----- Dataset section -----

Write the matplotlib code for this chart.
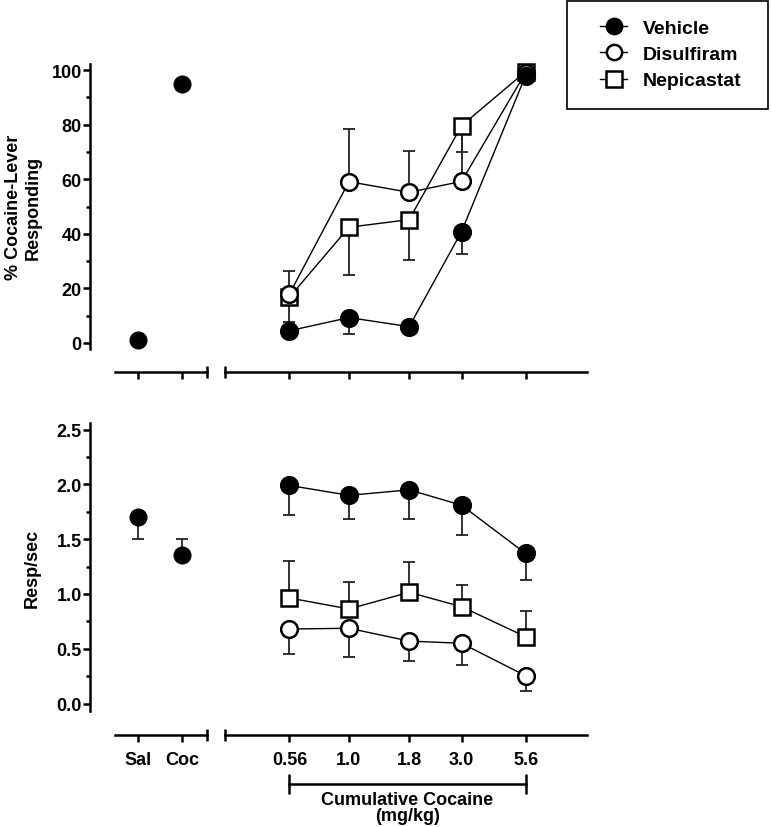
import numpy as np
import matplotlib
matplotlib.use('Agg')
import matplotlib.pyplot as plt
from matplotlib.transforms import offset_copy
from matplotlib.patches import Rectangle
from matplotlib.ticker import NullLocator
from matplotlib.lines import Line2D

plt.rcParams['font.family'] = ['Liberation Sans', 'DejaVu Sans']
plt.rcParams['font.weight'] = 'bold'
plt.rcParams['axes.labelweight'] = 'bold'

# ---- data ----
control_labels = ['Sal', 'Coc']
doses = [0.56, 1.0, 1.8, 3.0, 5.6]
dose_labels = ['0.56', '1.0', '1.8', '3.0', '5.6']

# % cocaine-lever responding
pct_ctrl = [1.2, 94.8]
pct_vehicle = [4.5, 9.3, 6.0, 40.8, 97.9]
pct_vehicle_sem = [0.0, 6.0, 1.5, 8.2, 0.0]          # drawn downward
pct_disulfiram = [18.0, 59.1, 55.2, 59.2, 99.0]
pct_disulfiram_sem = [8.5, 19.3, 15.0, 20.0, 0.0]    # drawn upward
pct_nepicastat = [16.8, 42.4, 45.2, 79.6, 99.4]
pct_nepicastat_sem = [9.0, 17.4, 14.8, 9.6, 0.0]     # drawn downward

# response rate
rate_ctrl = [1.70, 1.36]
rate_ctrl_sem_lo = [0.20, 0.0]
rate_ctrl_sem_hi = [0.0, 0.14]
rate_vehicle = [1.99, 1.90, 1.95, 1.81, 1.37]
rate_vehicle_sem = [0.27, 0.22, 0.27, 0.27, 0.24]    # downward
rate_disulfiram = [0.68, 0.687, 0.57, 0.55, 0.254]
rate_disulfiram_sem = [0.23, 0.26, 0.185, 0.20, 0.137]  # downward
rate_nepicastat = [0.963, 0.863, 1.015, 0.884, 0.61]
rate_nepicastat_sem = [0.34, 0.25, 0.28, 0.20, 0.23]   # upward

W, H = 771, 828
fig = plt.figure(figsize=(W / 100, H / 100), dpi=100)


def fbox(x0, x1, y0, y1):
    # pixel box -> figure fraction [left, bottom, width, height]
    return [x0 / W, 1 - y1 / H, (x1 - x0) / W, (y1 - y0) / H]


styles = {
    'Vehicle': dict(marker='o', mfc='black', ms=12),
    'Disulfiram': dict(marker='o', mfc='white', ms=12),
    'Nepicastat': dict(marker='s', mfc='white', ms=11),
}


def make_row(y0, y1, ylim, major, minor, offset, show_labels):
    ax_l = fig.add_axes(fbox(90, 207, y0, y1))
    ax_r = fig.add_axes(fbox(225, 587, y0, y1))
    for ax in (ax_l, ax_r):
        ax.set_facecolor('none')
        ax.set_ylim(ylim)
        ax.spines['top'].set_visible(False)
        ax.spines['right'].set_visible(False)
        ax.spines['bottom'].set_position(('outward', offset))
        ax.spines['bottom'].set_linewidth(1.8)
        ax.tick_params(axis='x', which='major', direction='out', length=5,
                       width=1.8, labelsize=13, pad=6, labelbottom=show_labels)
    ax_l.spines['left'].set_linewidth(1.8)
    ax_l.set_yticks(major)
    ax_l.set_yticks(minor, minor=True)
    ax_l.tick_params(axis='y', which='major', length=5, width=1.8,
                     labelsize=13, pad=1)
    ax_l.tick_params(axis='y', which='minor', length=3, width=1.8)
    ax_r.spines['left'].set_visible(False)
    ax_r.tick_params(axis='y', which='both', left=False, labelleft=False)

    ax_l.set_xlim(-1.115, 1.575)
    ax_l.spines['bottom'].set_bounds(-0.54, 1.575)
    ax_l.set_xticks(range(len(control_labels)))
    ax_l.set_xticklabels(control_labels)

    ax_r.set_xscale('log')
    ax_r.set_xlim(0.2985, 10.2)
    ax_r.set_xticks(doses)
    ax_r.set_xticklabels(dose_labels)
    ax_r.xaxis.set_minor_locator(NullLocator())

    # break caps at the ends of the two x-axis pieces
    for ax, xe in ((ax_l, 1.575), (ax_r, 0.2985)):
        tr = offset_copy(ax.get_xaxis_transform(), fig=fig, y=-offset, units='points')
        ax.plot([xe], [0], marker='|', ms=9, mew=1.8, color='black',
                transform=tr, clip_on=False)
    return ax_l, ax_r


def draw_series(ax, y, sem, up, name):
    sem = np.asarray(sem)
    zero = np.zeros_like(sem)
    yerr = [zero, sem] if up else [sem, zero]
    ax.errorbar(doses, y, yerr=yerr, fmt='none', ecolor='#222222',
                elinewidth=1.3, capsize=4, capthick=1.3, zorder=2, clip_on=False)
    st = styles[name]
    line, = ax.plot(doses, y, color='black', lw=1.0, marker=st['marker'],
                    mfc=st['mfc'], mec='black', mew=1.8, ms=st['ms'],
                    zorder=3, clip_on=False, label=name)
    return line


# ---- top row: % cocaine-lever responding ----
t_l, t_r = make_row(65, 350, (-2.2, 102.2), np.arange(0, 101, 20),
                    np.arange(10, 100, 20), 16.5, False)
t_l.plot(range(len(control_labels)), pct_ctrl, 'o', color='black', ms=12,
         clip_on=False, zorder=3)
draw_series(t_r, pct_nepicastat, pct_nepicastat_sem, False, 'Nepicastat')
draw_series(t_r, pct_disulfiram, pct_disulfiram_sem, True, 'Disulfiram')
draw_series(t_r, pct_vehicle, pct_vehicle_sem, False, 'Vehicle')
t_l.set_ylabel('% Cocaine-Lever\nResponding', fontsize=13, linespacing=1.2,
               va='center', ha='center')
t_l.yaxis.set_label_coords(-0.573, 0.5)

# ---- bottom row: response rate ----
b_l, b_r = make_row(424, 712, (-0.068, 2.56), np.arange(0, 2.6, 0.5),
                    np.arange(0.25, 2.5, 0.5), 17.5, True)
b_l.errorbar(range(len(control_labels)), rate_ctrl,
             yerr=[rate_ctrl_sem_lo, rate_ctrl_sem_hi], fmt='none',
             ecolor='#222222', elinewidth=1.3, capsize=4, capthick=1.3, zorder=2)
b_l.plot(range(len(control_labels)), rate_ctrl, 'o', color='black', ms=12,
         clip_on=False, zorder=3)
draw_series(b_r, rate_nepicastat, rate_nepicastat_sem, True, 'Nepicastat')
draw_series(b_r, rate_disulfiram, rate_disulfiram_sem, False, 'Disulfiram')
draw_series(b_r, rate_vehicle, rate_vehicle_sem, False, 'Vehicle')
b_l.set_ylabel('Resp/sec', fontsize=13, va='center', ha='center')
b_l.yaxis.set_label_coords(-0.496, 0.5)

# bracket for the cumulative dosing range
tr = offset_copy(b_r.get_xaxis_transform(), fig=fig, y=-52.5, units='points')
b_r.plot([doses[0], doses[-1]], [0, 0], color='black', lw=1.8, marker='|',
         ms=15, mew=1.8, transform=tr, clip_on=False)
tr_txt = offset_copy(b_r.get_xaxis_transform(), fig=fig, y=-57.5, units='points')
b_r.text(np.sqrt(doses[0] * doses[-1]), 0, 'Cumulative Cocaine\n(mg/kg)',
         transform=tr_txt, ha='center', va='top', fontsize=13, linespacing=0.9)

# legend with a square frame
fig.add_artist(Rectangle((567 / W, 1 - 110 / H), 201 / W, 108 / H,
                         transform=fig.transFigure, fill=False,
                         edgecolor='black', lw=1.2))
handles = [Line2D([], [], color='black', lw=1.0, marker=styles[n]['marker'],
                  mfc=styles[n]['mfc'], mec='black', mew=1.8, ms=11)
           for n in ['Vehicle', 'Disulfiram', 'Nepicastat']]
fig.legend(handles, ['Vehicle', 'Disulfiram', 'Nepicastat'],
           loc='upper left', bbox_to_anchor=(600 / W, 1 - 20 / H),
           frameon=False, borderpad=0, borderaxespad=0, fontsize=14,
           handlelength=1.4, handletextpad=0.8, labelspacing=0.45, numpoints=1)

fig.savefig('out.png', dpi=100)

-----

The request: The lines from the start of the data through the line that contains "pct_nepicastat_sem = [9.0, 17.4, 14.8, 9.6, 0.0]" are to be returned exactly, please, with both ends included and every picture left out.

Finished answer:
Write the matplotlib code for this chart.
import numpy as np
import matplotlib
matplotlib.use('Agg')
import matplotlib.pyplot as plt
from matplotlib.transforms import offset_copy
from matplotlib.patches import Rectangle
from matplotlib.ticker import NullLocator
from matplotlib.lines import Line2D

plt.rcParams['font.family'] = ['Liberation Sans', 'DejaVu Sans']
plt.rcParams['font.weight'] = 'bold'
plt.rcParams['axes.labelweight'] = 'bold'

# ---- data ----
control_labels = ['Sal', 'Coc']
doses = [0.56, 1.0, 1.8, 3.0, 5.6]
dose_labels = ['0.56', '1.0', '1.8', '3.0', '5.6']

# % cocaine-lever responding
pct_ctrl = [1.2, 94.8]
pct_vehicle = [4.5, 9.3, 6.0, 40.8, 97.9]
pct_vehicle_sem = [0.0, 6.0, 1.5, 8.2, 0.0]          # drawn downward
pct_disulfiram = [18.0, 59.1, 55.2, 59.2, 99.0]
pct_disulfiram_sem = [8.5, 19.3, 15.0, 20.0, 0.0]    # drawn upward
pct_nepicastat = [16.8, 42.4, 45.2, 79.6, 99.4]
pct_nepicastat_sem = [9.0, 17.4, 14.8, 9.6, 0.0]     # drawn downward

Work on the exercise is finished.